With the coming of smokeless powder problems surface in revolver use. The new powder generated higher pressure, and the bottleneck cartridge set back against the standing breech of a revolver, binding cylinder rotation. This led to the developement of semi-smokeless powders, but the damage was done. Never again would the .44 Winchester challenge the .45 Colt as a revolver cartridge.

In smokeless form, it was offered in the new Model 1892 Winchester and in a Hi-Speed loading with a jacketed soft point bullet, and for years both the original and Hi-Speed cartridges had to be stocked.

Today its enjoying some following in CAS, but the .45 Colt still reigns supreme.

Bob Wright


----------



## "JB" (Jun 26, 2006)

Bob

If I get another SA which I used to own a few of them BTW, 45 Colt was my most prized. Its presure spikes are far less than the famed 44 mag cartridge. Even in the .44 magnum cartridge I like my loadings much milder than wilder.

That is what is so nice about the .45 Colt cartridge it don't have to be wilder to be king on fhe range.

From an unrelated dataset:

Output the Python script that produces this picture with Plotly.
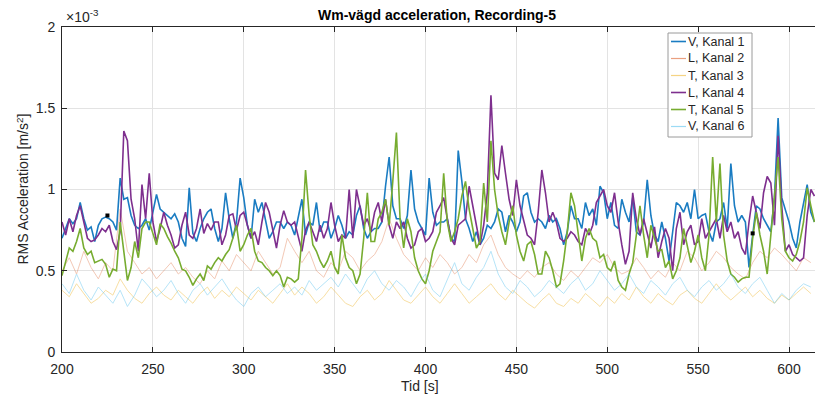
import numpy as np
import plotly.graph_objects as go

# Time axes [s]
t_main = np.arange(200, 616, 2)     # 200..614, step 2 s
t_faint = np.arange(200, 613, 4)    # 200..612, step 4 s

# RMS acceleration values, in units of 1e-3 m/s^2
kanal1_V = [
    0.70, 0.76, 0.82, 0.79, 0.82, 0.92, 0.82, 0.75, 0.77, 0.68,
    0.78, 0.82, 0.83, 0.82, 0.80, 0.75, 1.07, 0.94, 0.95, 0.84,
    0.78, 0.76, 0.78, 0.82, 0.75, 0.86, 0.97, 0.88, 0.86, 0.84,
    0.82, 0.85, 0.80, 0.70, 0.65, 1.01, 0.73, 0.68, 0.76, 0.82,
    0.86, 0.88, 0.76, 0.68, 0.76, 0.98, 0.82, 0.70, 0.80, 1.07,
    0.95, 0.78, 0.70,
    0.94, 0.86, 0.92, 0.80, 0.70, 0.74, 0.80, 0.80, 0.76, 0.80,
    0.78, 0.72, 0.82, 0.94, 0.72, 0.80, 0.78, 0.92, 0.74, 0.80,
    0.80, 0.70, 0.76, 0.84, 0.78, 0.70, 0.74, 0.72, 0.84, 0.90,
    0.76, 0.70, 0.74, 0.76, 0.76, 0.80, 1.02, 1.20, 0.90, 0.82,
    0.82, 0.76, 0.84, 1.12, 0.88, 0.80, 0.76, 0.72, 1.07, 0.86,
    0.78, 0.80,
    0.80, 0.82, 0.70, 0.68, 1.24, 1.05, 0.82, 0.76, 0.68, 0.74,
    0.66, 0.70, 0.78, 0.76, 0.80, 0.88, 0.86, 0.74, 0.84, 0.80,
    0.74, 0.80, 0.96, 0.98, 0.86, 0.80, 0.82, 0.80, 0.76, 0.84,
    0.80, 0.82, 0.76, 0.66, 0.74, 0.90, 0.82, 0.82, 0.76, 0.92,
    0.84, 0.88, 0.78, 1.02, 0.98, 0.82, 0.92, 0.78, 0.76, 0.94,
    0.86, 0.80,
    0.95, 0.74, 0.72, 0.80, 1.06, 0.84, 0.72, 0.68, 0.80, 0.70,
    0.56, 0.76, 0.92, 0.90, 0.86, 0.92, 0.82, 1.00, 0.82, 0.84,
    0.85, 0.74, 0.68, 0.80, 0.82, 0.92, 0.76, 1.16, 0.90, 0.80,
    0.84, 0.80, 0.52, 0.72, 0.90, 0.88, 0.82, 0.78, 0.74, 0.95,
    1.44, 0.95, 0.88, 0.80, 0.70, 0.64, 0.80, 0.92, 1.03, 0.86,
    0.80,
]

kanal4_L = [
    0.80, 0.72, 0.82, 0.74, 0.84, 0.90, 0.80, 0.70, 0.68, 0.69,
    0.72, 0.76, 0.74, 0.78, 0.68, 0.63, 0.74, 1.36, 1.30, 0.94,
    0.82, 0.62, 1.03, 0.82, 1.10, 0.80, 0.68, 0.76, 0.86, 0.78,
    0.72, 0.64, 0.66, 0.78, 0.86, 0.72, 0.70, 0.76, 0.88, 0.73,
    0.79, 0.75, 0.80, 0.80, 0.66, 0.72, 0.84, 0.85, 0.75, 0.84,
    0.86, 0.78, 0.70,
    0.74, 0.66, 0.80, 0.92, 0.86, 0.76, 0.64, 0.78, 0.87, 0.80,
    0.78, 0.80, 0.70, 0.62, 0.75, 0.80, 0.74, 0.68, 0.78, 0.70,
    0.76, 0.92, 0.78, 0.68, 0.72, 0.70, 1.00, 0.70, 1.00, 0.88,
    0.78, 0.82, 0.74, 0.86, 0.92, 0.80, 0.94, 0.78, 0.70, 0.80,
    0.76, 0.80, 0.70, 0.64, 0.66, 0.74, 0.76, 0.68, 0.70, 0.74,
    0.86, 0.90,
    0.95, 0.82, 0.70, 0.66, 0.78, 0.80, 0.82, 1.02, 0.90, 0.76,
    0.66, 0.78, 0.98, 1.58, 1.10, 1.06, 1.27, 1.10, 0.94, 0.84,
    1.06, 0.90, 0.80, 0.72, 0.70, 0.66, 0.86, 1.12, 0.98, 0.80,
    0.86, 0.80, 0.70, 0.68, 0.70, 0.74, 0.72, 0.68, 0.66, 0.76,
    0.72, 0.78, 0.92, 0.96, 1.00, 0.90, 0.86, 0.98, 0.80, 0.66,
    0.54, 0.62,
    0.98, 0.82, 0.72, 0.82, 0.72, 0.64, 0.77, 0.58, 0.68, 0.76,
    0.70, 0.50, 0.76, 0.86, 0.66, 0.74, 0.78, 0.66, 0.68, 0.82,
    0.70, 0.74, 0.78, 0.82, 0.70, 0.84, 0.74, 0.80, 0.70, 0.74,
    0.64, 0.60, 0.80, 0.96, 0.86, 0.76, 0.98, 1.08, 1.04, 0.78,
    1.33, 0.90, 0.62, 0.66, 0.60, 0.58, 0.56, 0.58, 0.84, 1.00,
    0.96,
]

kanal5_T = [
    0.47, 0.55, 0.64, 0.62, 0.68, 0.76, 0.64, 0.60, 0.62, 0.55,
    0.56, 0.57, 0.54, 0.46, 0.51, 0.50, 0.80, 0.60, 0.44, 0.52,
    0.68, 0.58, 0.76, 0.80, 0.80, 0.73, 0.66, 0.79, 0.76, 0.71,
    0.67, 0.62, 0.58, 0.51, 0.50, 0.46, 0.41, 0.45, 0.48, 0.44,
    0.53, 0.51, 0.55, 0.58, 0.56, 0.60, 0.63, 0.70, 0.78, 0.62,
    0.66, 0.72, 0.76,
    0.62, 0.56, 0.55, 0.52, 0.50, 0.47, 0.50, 0.47, 0.40, 0.46,
    0.45, 0.43, 0.45, 0.70, 1.12, 0.84, 0.66, 0.62, 0.56, 0.52,
    0.56, 0.62, 0.52, 0.48, 0.72, 0.58, 0.52, 0.50, 0.42, 0.48,
    0.70, 0.98, 0.68, 0.68, 0.82, 0.86, 0.94, 0.78, 1.05, 1.35,
    0.82, 0.64, 0.82, 0.74, 0.58, 0.50, 0.45, 0.42, 0.50, 0.62,
    0.68, 0.74,
    1.10, 0.80, 0.68, 0.74, 0.82, 0.96, 1.05, 0.88, 0.76, 0.64,
    0.68, 1.04, 0.80, 1.30, 1.00, 0.84, 0.74, 0.66, 0.80, 0.90,
    0.72, 0.62, 0.56, 0.66, 0.68, 0.60, 0.48, 0.48, 0.62, 0.58,
    0.50, 0.40, 0.42, 0.56, 0.74, 0.98, 0.90, 0.72, 0.56, 0.70,
    0.76, 0.70, 0.68, 0.58, 0.60, 0.52, 0.50, 0.56, 0.44, 0.40,
    0.38, 0.48,
    0.55, 0.72, 0.90, 0.72, 0.58, 0.78, 0.70, 0.62, 0.63, 0.52,
    0.56, 0.45, 0.50, 0.58, 0.76, 0.66, 0.55, 0.62, 0.72, 0.58,
    0.50, 0.72, 1.20, 0.80, 1.16, 0.72, 0.56, 0.48, 0.46, 0.43,
    0.45, 0.46, 0.46, 0.70, 0.86, 0.72, 0.62, 0.48, 0.72, 0.96,
    1.20, 0.82, 0.62, 0.58, 0.56, 0.60, 0.68, 0.80, 1.01, 0.90,
    0.80,
]

kanal2_L = [
    0.50, 0.58, 0.48, 0.62, 0.52, 0.45, 0.55, 0.50, 0.88, 0.62,
    0.55, 0.48, 0.52, 0.45, 0.50, 0.55, 0.48, 0.52, 0.46, 0.42,
    0.50, 0.45, 0.56, 0.50, 0.60, 0.55, 0.50, 0.62, 0.55, 0.48,
    0.52, 0.70, 0.62, 0.55, 0.62, 0.50, 0.46, 0.55, 0.50, 0.62,
    0.58, 0.50, 0.56, 0.60, 0.68, 0.82, 0.70, 0.60, 0.55, 0.50,
    0.58, 0.52, 0.60, 0.55, 0.48, 0.52, 0.60, 0.55, 0.66, 0.72,
    0.60, 0.52, 0.48, 0.45, 0.50, 0.46, 0.52, 0.55, 0.48, 0.44,
    0.50, 0.46, 0.52, 0.58, 0.55, 0.60, 0.52, 0.48, 0.50, 0.58,
    0.52, 0.45, 0.50, 0.46, 0.55, 0.50, 0.62, 0.58, 0.50, 0.55,
    0.62, 0.58, 0.52, 0.48, 0.45, 0.55, 0.62, 0.58, 0.64, 0.60,
    0.55, 0.50, 0.58, 0.55,
]

kanal3_T = [
    0.38, 0.34, 0.42, 0.36, 0.30, 0.33, 0.38, 0.35, 0.45, 0.38,
    0.33, 0.30, 0.36, 0.40, 0.35, 0.32, 0.38, 0.34, 0.30, 0.36,
    0.40, 0.33, 0.38, 0.34, 0.40, 0.36, 0.32, 0.38, 0.34, 0.30,
    0.36, 0.42, 0.35, 0.40, 0.36, 0.30, 0.34, 0.40, 0.35, 0.30,
    0.28, 0.34, 0.38, 0.32, 0.36, 0.44, 0.38, 0.32, 0.30, 0.35,
    0.40, 0.34, 0.30, 0.36, 0.42, 0.36, 0.30, 0.34, 0.38, 0.42,
    0.36, 0.32, 0.38, 0.34, 0.30, 0.27, 0.32, 0.36, 0.30, 0.28,
    0.33, 0.30, 0.36, 0.32, 0.28, 0.34, 0.30, 0.36, 0.32, 0.40,
    0.34, 0.30, 0.36, 0.32, 0.29, 0.35, 0.38, 0.33, 0.30, 0.36,
    0.42, 0.36, 0.32, 0.36, 0.40, 0.34, 0.38, 0.33, 0.30, 0.35,
    0.32, 0.36, 0.40, 0.36,
]

kanal6_V = [
    0.42, 0.36, 0.48, 0.38, 0.32, 0.40, 0.35, 0.30, 0.38, 0.28,
    0.35, 0.45, 0.40, 0.34, 0.38, 0.44, 0.36, 0.30, 0.38, 0.42,
    0.35, 0.40, 0.45, 0.38, 0.32, 0.28, 0.36, 0.40, 0.34, 0.38,
    0.42, 0.36, 0.40, 0.35, 0.44, 0.38, 0.42, 0.46, 0.40, 0.48,
    0.42, 0.36, 0.45, 0.50, 0.42, 0.38, 0.44, 0.40, 0.34, 0.42,
    0.48, 0.38, 0.34, 0.45, 0.55, 0.42, 0.38, 0.46, 0.52, 0.62,
    0.48, 0.40, 0.36, 0.44, 0.40, 0.34, 0.38, 0.44, 0.40, 0.36,
    0.42, 0.46, 0.38, 0.42, 0.50, 0.44, 0.38, 0.42, 0.48, 0.40,
    0.36, 0.44, 0.40, 0.35, 0.42, 0.46, 0.38, 0.34, 0.40, 0.44,
    0.38, 0.42, 0.48, 0.40, 0.36, 0.42, 0.46, 0.38, 0.30, 0.36,
    0.32, 0.38, 0.42, 0.40,
]

# Data-tip markers visible in the figure
tip_t = [225, 580]
tip_v = [0.84, 0.73]

x_ticks = [200, 250, 300, 350, 400, 450, 500, 550, 600]
y_ticks = [0, 0.5, 1, 1.5, 2]
y_tick_labels = ["0", "0.5", "1", "1.5", "2"]

FONT = "Liberation Sans, Arial, sans-serif"
TXT = "#262626"

series = [
    ("V, Kanal 1", t_main, kanal1_V, "#1a7cc2", 1.6, 1.0),
    ("L, Kanal 2", t_faint, kanal2_L, "#D95319", 0.9, 0.35),
    ("T, Kanal 3", t_faint, kanal3_T, "#EDB120", 0.9, 0.45),
    ("L, Kanal 4", t_main, kanal4_L, "#7E2F8E", 1.6, 1.0),
    ("T, Kanal 5", t_main, kanal5_T, "#77AC30", 1.6, 1.0),
    ("V, Kanal 6", t_faint, kanal6_V, "#4DBEEE", 0.9, 0.45),
]

fig = go.Figure()
for name, t, v, col, w, op in series:
    fig.add_trace(go.Scatter(x=t, y=v, mode="lines", name=name,
                             line=dict(color=col, width=w), opacity=op,
                             showlegend=False))

fig.add_trace(go.Scatter(x=tip_t, y=tip_v, mode="markers", showlegend=False,
                         marker=dict(color="black", size=4, symbol="square")))

# Plot-area geometry in pixels (for the hand-drawn MATLAB-style legend)
L, T, R, B = 62, 27, 815, 352
W, H = R - L, B - T


def px(xp):
    return (xp - L) / W


def py(yp):
    return (B - yp) / H


fig.update_layout(
    width=815, height=396,
    margin=dict(l=L, r=815 - R, t=T, b=396 - B),
    paper_bgcolor="white", plot_bgcolor="white",
    font=dict(family=FONT, color=TXT, size=14),
    showlegend=False,
)

fig.update_xaxes(range=[200, 614.3], tickvals=x_ticks,
                 showgrid=True, gridcolor="#e3e3e3", gridwidth=1,
                 showline=True, linecolor=TXT, linewidth=1, mirror="ticks",
                 ticks="inside", ticklen=5, tickcolor=TXT,
                 ticklabelstandoff=4,
                 tickfont=dict(size=14, color=TXT), zeroline=False)
fig.update_yaxes(range=[0, 2], tickvals=y_ticks, ticktext=y_tick_labels,
                 showgrid=True, gridcolor="#e3e3e3", gridwidth=1,
                 showline=True, linecolor=TXT, linewidth=1,
                 ticks="inside", ticklen=5, tickcolor=TXT,
                 ticklabelstandoff=3,
                 tickfont=dict(size=14, color=TXT), zeroline=False)

# Legend box
fig.add_shape(type="rect", xref="paper", yref="paper",
              x0=px(668), x1=px(752), y0=py(137), y1=py(33),
              fillcolor="white", line=dict(color="#9a9a9a", width=1),
              layer="above")
row_y = [41.5, 58.5, 75.5, 92.5, 109.5, 126.5]
for (name, _t, _v, col, w, op), ry in zip(series, row_y):
    fig.add_shape(type="line", xref="paper", yref="paper",
                  x0=px(671), x1=px(686), y0=py(ry), y1=py(ry),
                  line=dict(color=col, width=max(w, 1.2)), opacity=max(op, 0.55),
                  layer="above")
    fig.add_annotation(text=name, xref="paper", yref="paper",
                       x=px(686), y=py(ry), xanchor="left", yanchor="middle",
                       showarrow=False,
                       font=dict(family=FONT, size=12.5, color=TXT))

fig.add_annotation(text="<b>Wm-vägd acceleration, Recording-5</b>",
                   xref="paper", yref="paper", x=0.4975, y=1.037,
                   xanchor="center", yanchor="middle", showarrow=False,
                   font=dict(family=FONT, size=14, color="#000000"))
fig.add_annotation(text="RMS Acceleration [m/s<sup>2</sup>]",
                   xref="paper", yref="paper", x=-0.053, y=0.5,
                   textangle=-90, xanchor="center", yanchor="middle",
                   showarrow=False, font=dict(family=FONT, size=14, color=TXT))
fig.add_annotation(text="Tid [s]", xref="paper", yref="paper",
                   x=0.475, y=(B - 386) / H, xanchor="center", yanchor="middle",
                   showarrow=False, font=dict(family=FONT, size=14, color=TXT))
fig.add_annotation(text="×10<sup>-3</sup>", xref="paper", yref="paper",
                   x=0.002, y=1.0, xanchor="left", yanchor="bottom",
                   showarrow=False, font=dict(family=FONT, size=14, color=TXT))

fig.write_html("out.html")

I would trade my SRH .44 mag of a 45 Colt RH right now iffin the offer came up.

Just my .02 cents on the matter.


----------



## Guest (Jun 30, 2006)

I once went out with some older friends and we had a Henry rifle chambered in .44-40. You know, them rifles you have to move your hand out of the way of the follower. Anyways, I was shocked when I saw just how expensive them cartidges are. Almost 30 bucks just for 50 rounds.


----------



## jwkimber45 (May 6, 2006)

Its hard to beat the .45 Colt IMO......


----------